Были еще ночные работы — «добровольно-принудительные». После ужина в барак приходил лагерный завхоз Омельянчук, вызывал старшего: «Шесть хлопцев давай мне покреп­че». Норонович обходит нары: «Собирайся, схо­дишь… Пайку заработаешь». Соглашались. Мо­лодым, здоровым почему для разнообразия не вырваться за зону, там у конвойных можно новости узнать, подкормиться у них остатками сала, консервов. Там они копали большие ворон­ки. Им не говорили для чего, но они пони­мали. Рядом было множество таких же во­ронок, но уже закопанных. Возвращались под утро. О том, чем занимались, не рассказывали, видимо был запрет, но в бараке обо всем дога­дывались.

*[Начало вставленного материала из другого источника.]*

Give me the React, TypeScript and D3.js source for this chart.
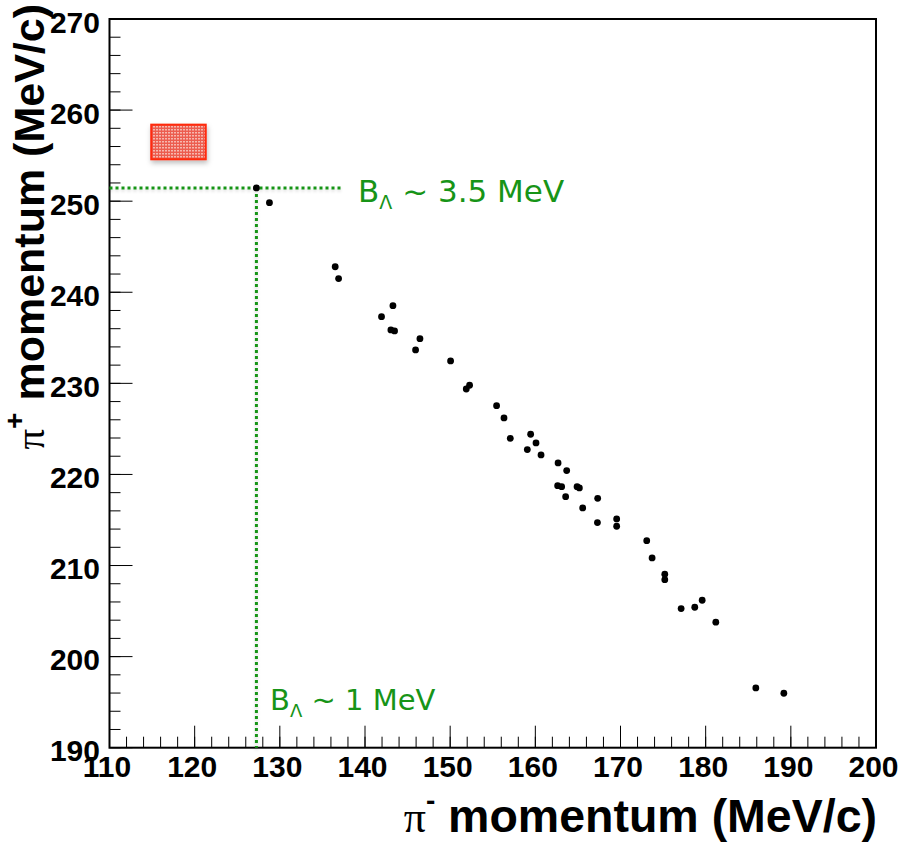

Определенных ночей не было, внача­ле уходили пореже, потом чаще.

Мандельштама на такие работы, конечно, не брали — в ночь, под конвоем, он бы и не дошел. Он был не из тех, кто копал, а из тех, для кого копали.

Глава 7

Странности Мандельштама видны были с первых минут. Необщительный, замкнутый, рассеянный, осторожный. Из барака выйдет — озирается по сторонам. Пока были силы, ходил быстро и нервно, разговаривал сам с собой. Подходил то к глухому забору, за которым слышалась китайская речь, то к другому краю зоны, единственному месту, с которого видна была улица — огороды, лачуги, видимо, прию­тились горемыки. Росли деревья поодиночке. В одном и том же месте по вечерам возникала гармонь. «Мужик заполошный», как звали Ман­дельштама, подбегал к запрещенным зонам, стража отгоняла его. Возбуждение вдруг сменя­ется апатией, и он медленно, словно считая шаги, расхаживал — руки за спину, запрокинув голову. «Больная спесь», как говорит Моисеенко.